Wednesday 23 March 2011

What's good about sad? It's happy for deep people.

I'm doing the Facebook 30 day song challenge (and why not?), but I am finding it really quite hard.  As the saying goes, the more you like music, the more music you like and hopefully this is one of the things that will come out of this blog as it wends its merry way through the byways of culture.  Today though, has been a particularly tricky one.  The subject is 'a song that makes you sad'.

Now, generally speaking, one of the things that I have found as I grow older, is that I have less and less time for things that make you miserable: I now work to the philosophy that you should concentrate on things in life that make you smile, dance or sandwiches, but in the spirit of youthful melancholy I have been making a real effort to find a sad tune.

Unfortunately most of the things that I personally associate with misery have very little that would make anyone else sad - it's the personal connections that I have formed with these songs that cause the sadness, rather than the songs themselves - and so I have been wracking my brains for the really sad stuff, the crack cocaine of misery.

I have pretty much dismissed most pop songs as their sadness tends to be of the superficial, teenage angst style misery, so I have been looking more at classical music.  Again the spectre of definition raises its ugly head - I know classical is a specific style of 'serious' music, but I am using it to mean things played by orchestras etc. rather than just limiting myself to Mozart, early Beethoven and their ilk.  In fact, the real misery in music starts with the romantics and carries on into the twentieth century.

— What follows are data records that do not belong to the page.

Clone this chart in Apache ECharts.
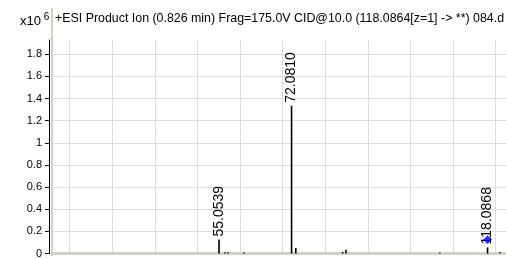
<!DOCTYPE html>
<html>
<head>
<meta charset="utf-8">
<script src="https://cdn.jsdelivr.net/npm/echarts@6/dist/echarts.min.js"></script>
<style>
html,body{margin:0;padding:0;background:#fff;}
#c{width:506px;height:259px;}
</style>
</head>
<body>
<div id="c"></div>
<script>
// m/z of each drawn peak and its abundance (x10^6 counts)
const peakMz = [55.0539, 56.46, 57.17, 60.92, 72.0810, 73.08, 84.09, 84.86, 106.9, 118.0868, 121.0];
const peakAbund = [0.126, 0.012, 0.012, 0.01, 1.335, 0.05, 0.015, 0.035, 0.01, 0.055, 0.012];
// which peaks get an m/z label
const labelledMz = [55.0539, 72.0810, 118.0868];
// precursor marker
const precursorMz = [118.0864];
const precursorAbund = [0.125];
// axis ticks
const yTicks = [0, 0.2, 0.4, 0.6, 0.8, 1, 1.2, 1.4, 1.6, 1.8];
const xGridMz = [20, 30, 40, 50, 60, 70, 80, 90, 100, 110, 120];
const titleText = '+ESI Product Ion (0.826 min) Frag=175.0V CID@10.0 (118.0864[z=1] -> **) 084.d';

const FONT = '"Liberation Sans", Arial, sans-serif';
const chart = echarts.init(document.getElementById('c'), null, {renderer: 'canvas'});

const barData = peakMz.map((m, i) => ({
  value: [m, peakAbund[i]],
  label: {show: labelledMz.indexOf(m) >= 0}
}));

const gridColor = '#dcdcdc';

chart.setOption({
  animation: false,
  backgroundColor: '#fff',
  grid: {left: 52, right: 0, top: 40, bottom: 5, containLabel: false},
  xAxis: {
    type: 'value',
    min: 15.85, max: 122.42,
    axisLine: {show: true, lineStyle: {color: '#d4d0c8', width: 3}},
    axisTick: {show: false},
    axisLabel: {show: false},
    splitLine: {show: false}
  },
  yAxis: {
    type: 'value',
    min: 0, max: 1.929,
    offset: 3,
    axisLine: {show: true, onZero: false, lineStyle: {color: '#000', width: 1}},
    axisTick: {show: true, length: 4, customValues: yTicks, lineStyle: {color: '#000'}},
    axisLabel: {show: true, customValues: yTicks, margin: 7, color: '#000', fontSize: 11, fontFamily: FONT},
    splitLine: {show: false}
  },
  series: [
    {
      type: 'line',
      data: [],
      silent: true,
      z: 0,
      markLine: {
        silent: true,
        z: 0,
        symbol: ['none', 'none'],
        label: {show: false},
        animation: false,
        lineStyle: {color: gridColor, width: 1, type: 'solid'},
        data: xGridMz.map(v => ({xAxis: v})).concat(yTicks.filter(v => v > 0).map(v => ({yAxis: v})))
      }
    },
    {
      type: 'bar',
      data: barData,
      barWidth: 1.6,
      itemStyle: {color: '#000'},
      z: 3,
      label: {
        show: false,
        position: 'top',
        rotate: 90,
        align: 'left',
        verticalAlign: 'middle',
        distance: 3,
        color: '#000',
        fontSize: 14,
        fontFamily: FONT,
        formatter: p => p.value[0].toFixed(4)
      }
    },
    {
      type: 'scatter',
      data: precursorMz.map((m, i) => [m, precursorAbund[i]]),
      symbol: 'diamond',
      symbolSize: 9,
      itemStyle: {color: '#0000ff'},
      z: 5
    }
  ],
  graphic: [
    {type: 'line', shape: {x1: 52, y1: 8, x2: 52, y2: 256}, style: {stroke: '#d4d0c8', lineWidth: 2}, z: 1},
    {type: 'text', left: 20, top: 12, z: 20, style: {
      text: '{a|x10}{b| 6}', rich: {
        a: {fontSize: 13, fontFamily: FONT, fill: '#000', verticalAlign: 'bottom'},
        b: {fontSize: 10, fontFamily: FONT, fill: '#000', verticalAlign: 'top', padding: [0, 0, 6, 0]}
      }}},
    {type: 'text', left: 55, top: 13, style: {text: titleText, fontSize: 12.4, fontFamily: FONT, fill: '#000'}}
  ]
});
</script>
</body>
</html>
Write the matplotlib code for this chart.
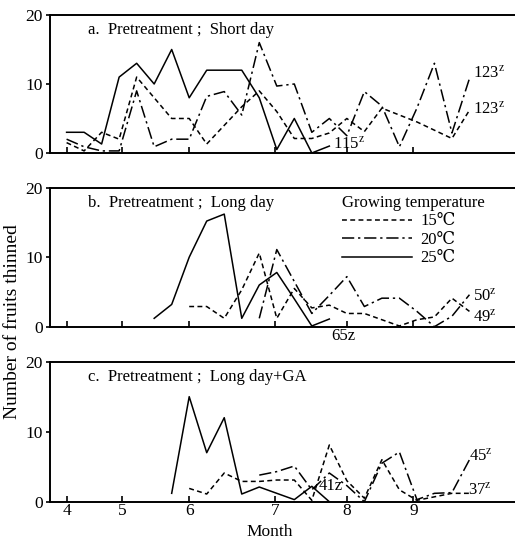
import numpy as np
import matplotlib
matplotlib.use('Agg')
import matplotlib.pyplot as plt

plt.rcParams['font.family'] = ['Liberation Serif', 'DejaVu Serif']
plt.rcParams['mathtext.fontset'] = 'stix'

# month labels and where they sit on the week axis (week 0 = first sampling)
months = ['4', '5', '6', '7', '8', '9']
month_pos = [0, 3.15, 7, 11.9, 16, 19.8]

temps = ['15℃', '20℃', '25℃']

# a. Pretreatment; Short day  (first week of each series)
a_start = [0, 0, 0]
a_15 = [1.5, 0.3, 3, 2, 11, 8, 5, 5, 1.3, 4, 6.7, 9, 6, 2.1, 2.1, 2.9, 5, 3.1, 6.5, 5.5, 4.5, 3.3, 2.1, 6.2]
a_20 = [2, 0.9, 0.3, 0.3, 9, 0.9, 2, 2, 8.2, 8.9, 5.5, 16, 9.7, 10, 3, 5, 2.5, 8.9, 6.8, 0.9, 6.5, 13, 2.9, 10.8]
a_25 = [3, 3, 1.3, 11, 13, 10, 15, 8, 12, 12, 12, 8, 0.5, 5, 0, 1]

# b. Pretreatment; Long day
b_start = [7, 11, 5]
b_15 = [2.9, 2.9, 1.2, 5.3, 10.6, 1.2, 5.5, 2.7, 3.1, 1.9, 1.9, 1.0, 0.1, 1.0, 1.4, 4.1, 2.2]
b_20 = [1.2, 11.1, 6.5, 1.9, 4.5, 7.2, 2.9, 4.1, 4.1, 2.2, 0, 1.5, 4.6]
b_25 = [1.2, 3.2, 10, 15.2, 16.2, 1.2, 6, 7.8, 4, 0.1, 1.1]

# c. Pretreatment; Long day+GA
c_start = [7, 11, 6]
c_15 = [1.9, 1.1, 4.1, 2.9, 2.9, 3.1, 3.1, 0.2, 8.1, 3, 0.5, 6, 1.7, 0.2, 0.7, 1.2, 1.2]
c_20 = [3.8, 4.3, 5.1, 1.7, 4.1, 2.3, 0, 5.5, 7.1, 0.3, 1.2, 1.3, 6]
c_25 = [1.2, 15, 7, 12, 1.1, 2.1, 1.2, 0.3, 2.2, 0]

titles = ['a.  Pretreatment ;  Short day',
          'b.  Pretreatment ;  Long day',
          'c.  Pretreatment ;  Long day+GA']

# totals written at the line ends: (text, week, value)
a_notes = [('115$^{\\rm z}$', 15.2, 1.3), ('123$^{\\rm z}$', 23.2, 11.5), ('123$^{\\rm z}$', 23.2, 6.3)]
b_notes = [('65z', 15.1, -1.4), ('50$^{\\rm z}$', 23.2, 4.4), ('49$^{\\rm z}$', 23.2, 1.3)]
c_notes = [('41z', 14.4, 2.2), ('45$^{\\rm z}$', 23.0, 6.5), ('37$^{\\rm z}$', 22.9, 1.6)]

panels = [(a_start, [a_15, a_20, a_25], a_notes),
          (b_start, [b_15, b_20, b_25], b_notes),
          (c_start, [c_15, c_20, c_25], c_notes)]

styles = [dict(dashes=(3.2, 2.2)), dict(dashes=(8, 2.5, 1.5, 2.5)), dict(linestyle='-')]

fig = plt.figure(figsize=(5.15, 5.45), dpi=100)
boxes = [[0.097, 0.7193, 0.903, 0.2532],
         [0.097, 0.4006, 0.903, 0.2550],
         [0.097, 0.0794, 0.903, 0.2570]]

for i, (starts, series, notes) in enumerate(panels):
    ax = fig.add_axes(boxes[i])
    lines = []
    for s, vals, st, lab in zip(starts, series, styles, temps):
        wk = np.arange(s, s + len(vals))
        ln, = ax.plot(wk, vals, color='black', lw=1.1, label=lab, **st)
        lines.append(ln)
    for txt, xx, yy in notes:
        ax.text(xx, yy, txt, fontsize=12, ha='left', va='center', clip_on=False)
    ax.text(0.082, 0.95, titles[i], transform=ax.transAxes, fontsize=12, va='top', ha='left')

    ax.set_xlim(-0.95, 25.6)
    ax.set_ylim(0, 20)
    ax.set_yticks([0, 10, 20])
    ax.set_xticks(month_pos)
    if i == 2:
        ax.set_xticklabels(months)
    else:
        ax.set_xticklabels([])
    ax.tick_params(axis='x', direction='in', length=4, width=1.2, labelsize=12.5, pad=1)
    ax.tick_params(axis='y', direction='out', length=3, width=1.2, labelsize=12.5, pad=2)
    ax.spines['right'].set_visible(False)
    for sp in ['left', 'bottom', 'top']:
        ax.spines[sp].set_linewidth(1.4)

    if i == 1:
        ax.legend(handles=lines, title='Growing temperature', loc='upper left',
                  bbox_to_anchor=(0.625, 0.96), frameon=False, fontsize=12,
                  title_fontsize=12, alignment='left', handlelength=4.2,
                  handletextpad=0.5, labelspacing=0.15, borderpad=0.1,
                  borderaxespad=0)

fig.text(13 / 515, 1 - 322 / 545, 'Number of fruits thinned', rotation=90,
         ha='center', va='center', fontsize=14)
fig.text(270 / 515, 1 - 532 / 545, 'Month', ha='center', va='center', fontsize=12.5)

fig.savefig('out.png', dpi=100)
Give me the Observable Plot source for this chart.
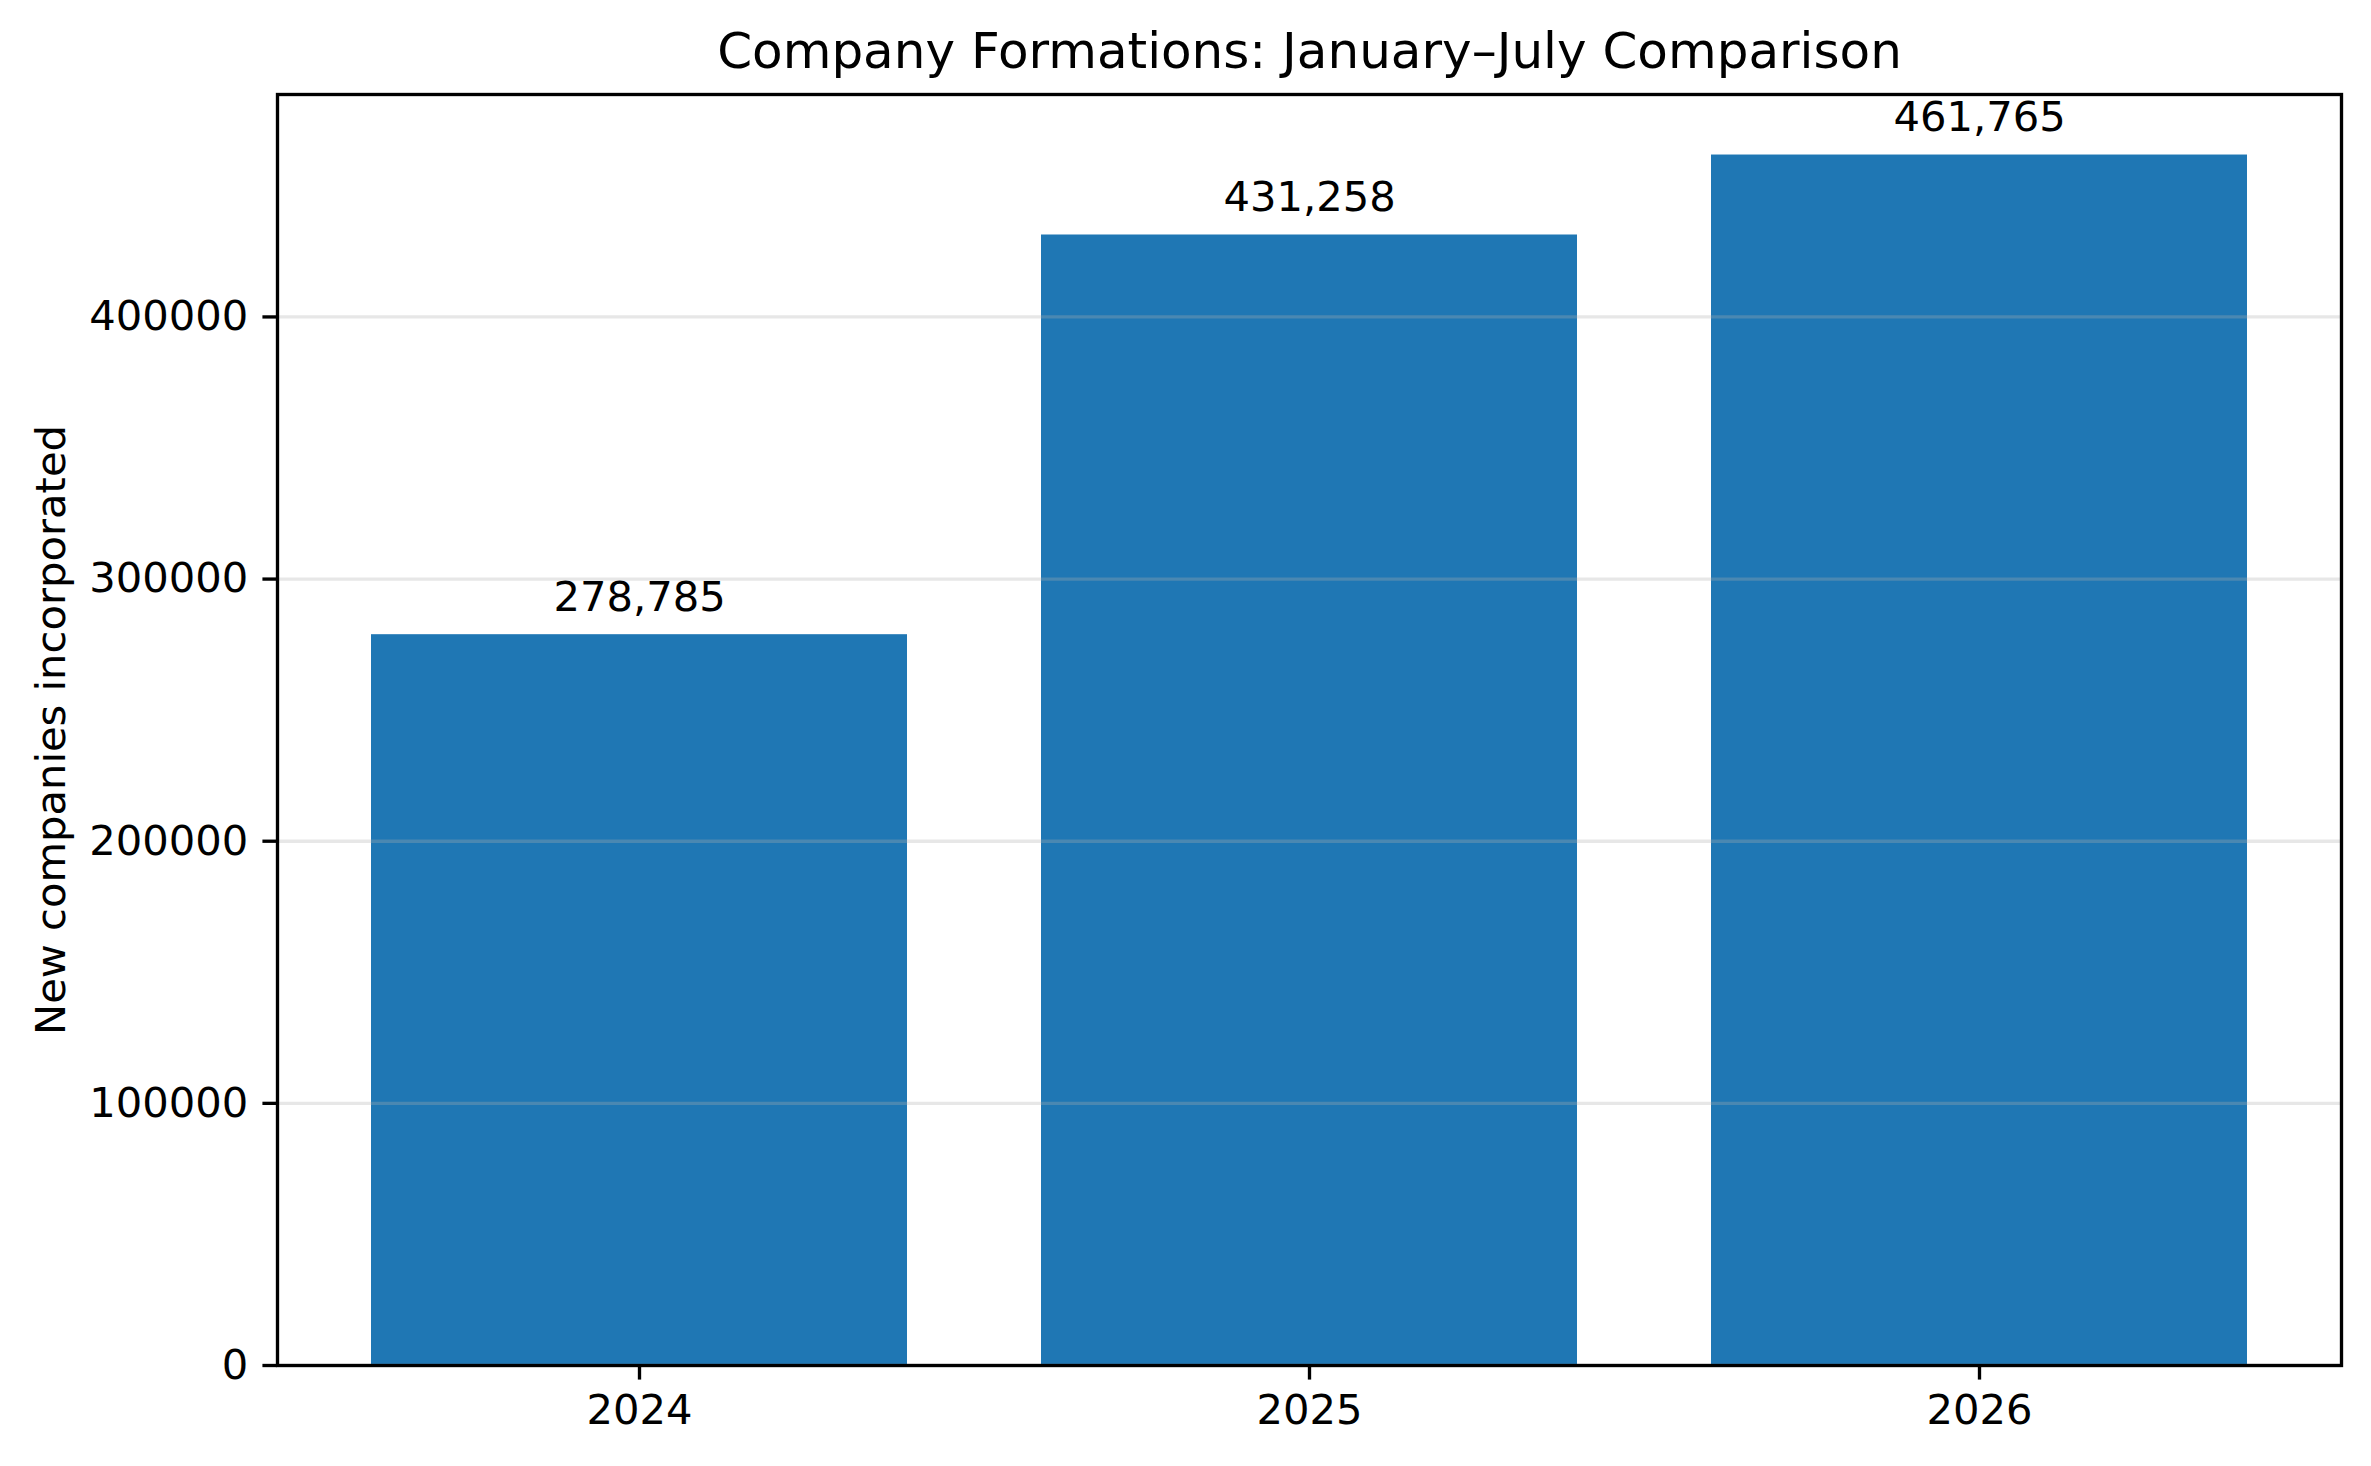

One of the first things that springs to mind is the song 'Somewhere' from West Side Story.  Every since seeing the first performance of the show when I was a teenager this song is guaranteed to bring tears to my eyes - I only have to listen to a few bars of the main tune and I am having to pretend to clean my glasses.  The second piece I considered is a bit of Wagner - the Liebestod from 'Tristan und Isolde' - another classic tear-jerker, which Baz Luhrmann used to such great effect in his film of 'Romeo and Juliet'.  However, after relistening to these I found that they weren't really suitable as they bizarrely have an uplifting spiritual quality behind the sadness, a quality of consolation that helps make them such masterpieces, but makes them not quite right for song challenge criteria.  I also came to the conclusion that the reprise of 'Somewhere' at the end of 'West Side Story' is almost like Bernstein's own Liebestod, which just increased the respect I have for him as a composer.

So, having eliminated both of those pieces I had to make a decision and being someone who is not afraid to go for the obvious (because there is often a good reason for the obvious) I plumped for Barber's 'Adagio for Strings', especially after watching the YouTube video of the performance conducted by Leonard Slatkin at the Royal Albert Hall four days after the September 11th attacks.  It has become in many ways the official mourning music of America, having also been used at Kennedy's funeral (JF, rather than any of the others) and it is just the right piece of music for that stage of mourning.

So there we have it - Barber's 'Adagio for Strings'.  Happy for deep people.